The O(n) Club: Two City Scheduling: Greed, Sorting, and Not Getting Yelled At By Accounting

The O(n) Club: Two City Scheduling—Greed, Sorting, and Not Getting Yelled At By Accounting

⚡ TL;DR

Got an even number of people and two cities? Don’t overthink it: sort everyone by how much cheaper it is to send them to City A instead of City B, dump the first half into City A, second half into B, and watch your travel budget shrink without tears. For masochists, here’s how NOT to do it:

// Brute force works—if you have eternity
int minCost = Integer.MAX_VALUE;
// Try all possible half-and-half combinations... get comfy

🧠 How Devs Usually Mess This Up

It’s tempting to send everyone to their cheapest city. Oops—now City A is packed and City B is a ghost town, and your constraints are as broken as your unit tests. Next, you might break out some dynamic programming wizardry or start backtracking feverishly. Put down the recursion: greedy sorting nails it in seconds.

And don’t just sort by who’s cheap for City A (or B) alone.

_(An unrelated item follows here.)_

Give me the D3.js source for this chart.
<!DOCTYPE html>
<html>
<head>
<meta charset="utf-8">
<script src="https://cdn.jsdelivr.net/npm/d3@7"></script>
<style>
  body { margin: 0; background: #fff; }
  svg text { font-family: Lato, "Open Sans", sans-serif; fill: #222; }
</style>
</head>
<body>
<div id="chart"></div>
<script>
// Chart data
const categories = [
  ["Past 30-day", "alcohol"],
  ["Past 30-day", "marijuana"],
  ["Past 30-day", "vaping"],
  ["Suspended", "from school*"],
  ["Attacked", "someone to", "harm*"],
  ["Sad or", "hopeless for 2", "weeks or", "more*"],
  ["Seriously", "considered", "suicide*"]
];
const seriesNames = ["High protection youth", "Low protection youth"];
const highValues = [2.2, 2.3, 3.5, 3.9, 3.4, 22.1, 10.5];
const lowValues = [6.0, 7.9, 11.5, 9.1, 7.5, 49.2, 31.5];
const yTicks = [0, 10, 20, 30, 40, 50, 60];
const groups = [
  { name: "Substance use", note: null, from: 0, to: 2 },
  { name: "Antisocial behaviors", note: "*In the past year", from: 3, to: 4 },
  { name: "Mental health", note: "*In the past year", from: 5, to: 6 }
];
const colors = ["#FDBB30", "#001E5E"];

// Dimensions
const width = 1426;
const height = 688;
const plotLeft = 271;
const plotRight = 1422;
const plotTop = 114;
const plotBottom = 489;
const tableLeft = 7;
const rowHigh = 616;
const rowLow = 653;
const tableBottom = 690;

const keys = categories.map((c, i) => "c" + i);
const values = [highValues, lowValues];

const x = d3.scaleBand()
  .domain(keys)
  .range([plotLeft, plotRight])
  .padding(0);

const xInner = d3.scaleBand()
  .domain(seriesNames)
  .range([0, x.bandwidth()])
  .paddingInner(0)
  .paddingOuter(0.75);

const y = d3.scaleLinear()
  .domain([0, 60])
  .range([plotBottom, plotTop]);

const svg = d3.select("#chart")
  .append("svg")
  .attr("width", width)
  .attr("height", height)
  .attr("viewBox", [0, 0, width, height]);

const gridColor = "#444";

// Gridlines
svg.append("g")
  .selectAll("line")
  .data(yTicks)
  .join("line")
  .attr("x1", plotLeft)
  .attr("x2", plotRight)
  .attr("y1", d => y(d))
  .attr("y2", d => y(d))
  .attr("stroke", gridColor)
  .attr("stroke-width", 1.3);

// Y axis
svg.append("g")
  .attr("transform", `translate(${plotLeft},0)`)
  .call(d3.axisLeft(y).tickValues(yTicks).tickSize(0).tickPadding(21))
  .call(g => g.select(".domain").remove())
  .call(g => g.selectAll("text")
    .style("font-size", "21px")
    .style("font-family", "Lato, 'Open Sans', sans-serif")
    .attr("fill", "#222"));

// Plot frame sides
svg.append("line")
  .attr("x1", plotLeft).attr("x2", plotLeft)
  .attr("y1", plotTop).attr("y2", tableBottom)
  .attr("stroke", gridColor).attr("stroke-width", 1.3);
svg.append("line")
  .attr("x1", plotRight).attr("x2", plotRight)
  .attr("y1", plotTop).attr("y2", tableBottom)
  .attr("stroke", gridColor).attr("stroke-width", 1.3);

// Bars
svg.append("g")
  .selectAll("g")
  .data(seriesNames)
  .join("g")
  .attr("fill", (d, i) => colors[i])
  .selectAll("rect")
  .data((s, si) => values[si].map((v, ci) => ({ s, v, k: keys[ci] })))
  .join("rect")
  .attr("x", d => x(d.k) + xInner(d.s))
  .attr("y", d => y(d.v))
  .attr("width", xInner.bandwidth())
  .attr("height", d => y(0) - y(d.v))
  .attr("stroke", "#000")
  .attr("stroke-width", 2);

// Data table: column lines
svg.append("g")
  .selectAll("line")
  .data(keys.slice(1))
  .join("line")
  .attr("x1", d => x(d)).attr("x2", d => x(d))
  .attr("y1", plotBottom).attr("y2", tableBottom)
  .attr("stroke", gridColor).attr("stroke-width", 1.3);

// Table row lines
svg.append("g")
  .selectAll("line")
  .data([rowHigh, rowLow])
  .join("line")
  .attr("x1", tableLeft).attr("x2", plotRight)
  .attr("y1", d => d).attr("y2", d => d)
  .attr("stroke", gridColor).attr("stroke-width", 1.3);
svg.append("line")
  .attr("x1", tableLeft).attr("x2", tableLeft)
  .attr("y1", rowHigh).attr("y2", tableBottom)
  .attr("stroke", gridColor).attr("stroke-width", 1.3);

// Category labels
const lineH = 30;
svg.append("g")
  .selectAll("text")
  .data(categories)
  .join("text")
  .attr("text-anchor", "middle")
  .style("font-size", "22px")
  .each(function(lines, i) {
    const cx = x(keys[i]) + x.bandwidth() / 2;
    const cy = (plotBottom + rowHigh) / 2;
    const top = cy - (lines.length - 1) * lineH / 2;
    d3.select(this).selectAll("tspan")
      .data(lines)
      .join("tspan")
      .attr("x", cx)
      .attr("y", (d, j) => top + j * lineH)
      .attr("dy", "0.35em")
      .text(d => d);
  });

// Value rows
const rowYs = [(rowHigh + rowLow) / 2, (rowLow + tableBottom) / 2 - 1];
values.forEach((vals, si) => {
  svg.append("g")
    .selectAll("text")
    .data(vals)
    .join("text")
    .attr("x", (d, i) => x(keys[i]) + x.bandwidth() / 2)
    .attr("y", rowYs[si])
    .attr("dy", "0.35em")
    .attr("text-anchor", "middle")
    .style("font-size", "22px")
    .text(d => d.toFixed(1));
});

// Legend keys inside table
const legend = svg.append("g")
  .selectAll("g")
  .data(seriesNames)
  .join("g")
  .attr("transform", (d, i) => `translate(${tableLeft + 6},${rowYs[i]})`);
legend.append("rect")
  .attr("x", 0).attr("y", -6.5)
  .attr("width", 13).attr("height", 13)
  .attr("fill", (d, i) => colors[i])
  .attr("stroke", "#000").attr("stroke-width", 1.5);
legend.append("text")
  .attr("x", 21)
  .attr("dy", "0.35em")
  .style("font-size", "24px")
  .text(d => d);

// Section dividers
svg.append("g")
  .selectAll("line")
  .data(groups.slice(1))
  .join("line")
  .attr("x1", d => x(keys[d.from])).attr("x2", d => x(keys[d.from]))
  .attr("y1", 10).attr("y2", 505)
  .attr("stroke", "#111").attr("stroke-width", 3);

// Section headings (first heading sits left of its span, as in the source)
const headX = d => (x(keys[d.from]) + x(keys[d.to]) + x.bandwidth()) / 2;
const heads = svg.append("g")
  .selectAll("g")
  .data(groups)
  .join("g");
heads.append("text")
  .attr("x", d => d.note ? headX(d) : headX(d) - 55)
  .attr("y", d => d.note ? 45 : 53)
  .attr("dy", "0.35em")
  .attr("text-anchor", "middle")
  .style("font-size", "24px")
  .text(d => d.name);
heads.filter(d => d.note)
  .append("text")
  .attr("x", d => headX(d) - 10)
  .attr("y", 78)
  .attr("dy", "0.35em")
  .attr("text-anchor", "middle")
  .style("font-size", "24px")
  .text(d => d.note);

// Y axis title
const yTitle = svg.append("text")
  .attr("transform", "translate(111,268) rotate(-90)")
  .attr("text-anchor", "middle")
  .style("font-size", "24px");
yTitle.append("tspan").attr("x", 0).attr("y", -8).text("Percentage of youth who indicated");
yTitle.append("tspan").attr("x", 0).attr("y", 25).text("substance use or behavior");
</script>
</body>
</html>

The real deal is the cost difference: it’s about the relative savings, not the total. Sort by costA - costB, not costA or costB, unless you enjoy debugging budget deficits.

🔍 What’s Actually Going On

Imagine you’re splitting your dev team between Snowville and Sunnytown for a conference—exactly half to each (this is mandatory, not an improv game!). The ones who would lose you the most extra money by going to Sunnytown go to Snowville, and vice versa. Sorting by cost difference makes sure your cash stays warm.

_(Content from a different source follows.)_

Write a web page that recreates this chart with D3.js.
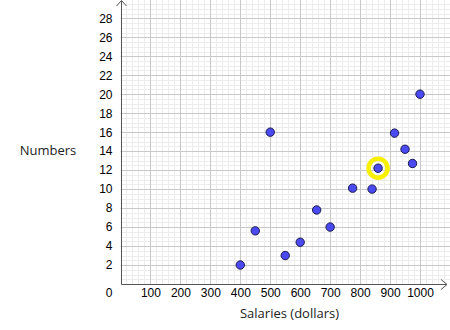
<!DOCTYPE html>
<html><head><meta charset="utf-8">
<script src="https://cdn.jsdelivr.net/npm/d3@7"></script>
<style>body{margin:0;background:#fff}svg{display:block}</style>
</head><body>
<script>
const salaries = [400, 450, 500, 550, 600, 655, 700, 775, 840, 860, 915, 950, 975, 1000];
const numbers  = [2, 5.6, 16, 3, 4.4, 7.8, 6, 10.1, 10, 12.2, 15.9, 14.2, 12.7, 20];
const highlighted = [860];
const xTicks = [100, 200, 300, 400, 500, 600, 700, 800, 900, 1000];
const yTicks = [2, 4, 6, 8, 10, 12, 14, 16, 18, 20, 22, 24, 26, 28];

const W = 450, H = 330;
const svg = d3.select("body").append("svg").attr("width", W).attr("height", H);
const x = d3.scaleLinear().domain([0, 1000]).range([120.5, 420]);
const y = d3.scaleLinear().domain([0, 28]).range([284, 18.3]);
const xMax = x.invert(450), yMax = y.invert(0);

const g = svg.append("g");
// minor grid
const xMinor = d3.range(20, xMax, 20).filter(v => v % 100 !== 0);
const yMinor = d3.range(0.5, yMax, 0.5).filter(v => v % 2 !== 0);
g.selectAll(".xm").data(xMinor).join("line")
  .attr("x1", d => Math.round(x(d)) + 0.5).attr("x2", d => Math.round(x(d)) + 0.5)
  .attr("y1", 0).attr("y2", y(0)).attr("stroke", "#ececec").attr("stroke-width", 1);
g.selectAll(".ym").data(yMinor).join("line")
  .attr("y1", d => Math.round(y(d)) + 0.5).attr("y2", d => Math.round(y(d)) + 0.5)
  .attr("x1", x(0)).attr("x2", W).attr("stroke", "#ececec").attr("stroke-width", 1);
// major grid
const xMajor = d3.range(100, xMax, 100);
g.selectAll(".xM").data(xMajor).join("line")
  .attr("x1", d => Math.round(x(d)) + 0.5).attr("x2", d => Math.round(x(d)) + 0.5)
  .attr("y1", 0).attr("y2", y(0)).attr("stroke", "#c8c8c8").attr("stroke-width", 1);
g.selectAll(".yM").data(d3.range(2, yMax, 2)).join("line")
  .attr("y1", d => Math.round(y(d)) + 0.5).attr("y2", d => Math.round(y(d)) + 0.5)
  .attr("x1", x(0)).attr("x2", W).attr("stroke", "#c8c8c8").attr("stroke-width", 1);

// axes
const ax = "#555";
const x0 = Math.round(x(0)) + 0.5, y0 = Math.round(y(0)) + 0.5;
svg.append("line").attr("x1", x0).attr("x2", 447).attr("y1", y0).attr("y2", y0).attr("stroke", ax);
svg.append("line").attr("x1", x0).attr("x2", x0).attr("y1", y0).attr("y2", 1).attr("stroke", ax);
svg.append("path").attr("d", `M${441},${y0-5}L${447},${y0}L${441},${y0+5}`).attr("fill", "none").attr("stroke", ax);
svg.append("path").attr("d", `M${x0-5},${6}L${x0},${0.5}L${x0+5},${6}`).attr("fill", "none").attr("stroke", ax);

// tick labels via axes
const font = "Liberation Sans, Arial, sans-serif";
const xAxis = d3.axisBottom(x).tickValues(xTicks).tickFormat(d3.format("d")).tickSize(0).tickPadding(0);
svg.append("g").attr("transform", `translate(0,${y(0)+4})`).call(xAxis)
  .call(s => s.select(".domain").remove())
  .selectAll("text").attr("font-family", font).attr("font-size", 12).attr("fill", "#000").attr("dy", "0.71em");
const yAxis = d3.axisLeft(y).tickValues(yTicks).tickFormat(d3.format("d")).tickSize(0).tickPadding(0);
svg.append("g").attr("transform", `translate(${x(0)-8},0)`).call(yAxis)
  .call(s => s.select(".domain").remove())
  .selectAll("text").attr("font-family", font).attr("font-size", 12).attr("fill", "#000");
svg.append("text").attr("x", 112.5).attr("y", y(0) + 4).attr("dy", "0.71em").attr("text-anchor", "end")
  .attr("font-family", font).attr("font-size", 12).text("0");

// axis titles
svg.append("text").attr("x", 48).attr("y", 150).attr("dy", "0.35em").attr("text-anchor", "middle")
  .attr("font-family", "Open Sans, sans-serif").attr("font-size", 13).attr("fill", "#222").text("Numbers");
svg.append("text").attr("x", 289.5).attr("y", 313).attr("dy", "0.35em").attr("text-anchor", "middle")
  .attr("font-family", "Open Sans, sans-serif").attr("font-size", 13).attr("fill", "#222").text("Salaries (dollars)");

// points
const pts = salaries.map((s, i) => ({s, n: numbers[i]}));
svg.selectAll(".hl").data(pts.filter(p => highlighted.includes(p.s))).join("circle")
  .attr("cx", d => x(d.s)).attr("cy", d => y(d.n)).attr("r", 9.5)
  .attr("fill", "none").attr("stroke", "#f8f000").attr("stroke-width", 4.5);
svg.selectAll(".pt").data(pts).join("circle")
  .attr("cx", d => x(d.s)).attr("cy", d => y(d.n)).attr("r", 4.2)
  .attr("fill", "#4a4af0").attr("stroke", "#1a1a50").attr("stroke-width", 1);
</script>
</body></html>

The basic idea: those with negative (costA – costB) travel cheaper to A; positive diff, to B. Rinse, sort, assign. It’s like optimizing snack selection among picky eaters—let the ones violently opposed to raisins have the cookies.

🛠️ PseudoCode

• For every person, calculate costA - costB.
• Sort the whole crew by this difference (smallest to largest).
• Send the first n to City A—they either love it or hurt the budget least.
• The remaining n go to City B—less regret that way.
• Sum up their respective costs for each city and breathe easy.

// Java pseudocode
// Given int[][] costs (costA, costB):
// 1. Sort by (costA - costB)
// 2. Assign first n to A, rest to B

💻 The Code

import java.util.*;
 public class TwoCityScheduling {
    public int twoCitySchedCost(int[][] costs) {
        Arrays.sort(costs, (a, b) -> (a[0] - a[1]) - (b[0] - b[1]));
        int n = costs.length / 2, total = 0;
        for (int i = 0; i < n; i++) total += costs[i][0]; // City A
        for (int i = n; i < 2 * n; i++) total += costs[i][1]; // City B
        return total;
    }
}

⚠️ Pitfalls, Traps & Runtime Smacks

• Exact split: Half to each city—if you forget, the universe (or the test suite) will punish you.
• Sorting by wrong number: Sorting by just costA or costB mangles the result. costA - costB or bust.
• Bad inputs: Odd number of people? Congrats, your problem’s now a real interview nightmare.
• Complexity: O(n log n) to sort, O(n) to tally. Easy as Java gets—no Big O flexing required.

🧠 Interviewer Brain-Tattoo

“Sort by what matters, assign by the rules, and your budget (and code reviewer) won’t scream.”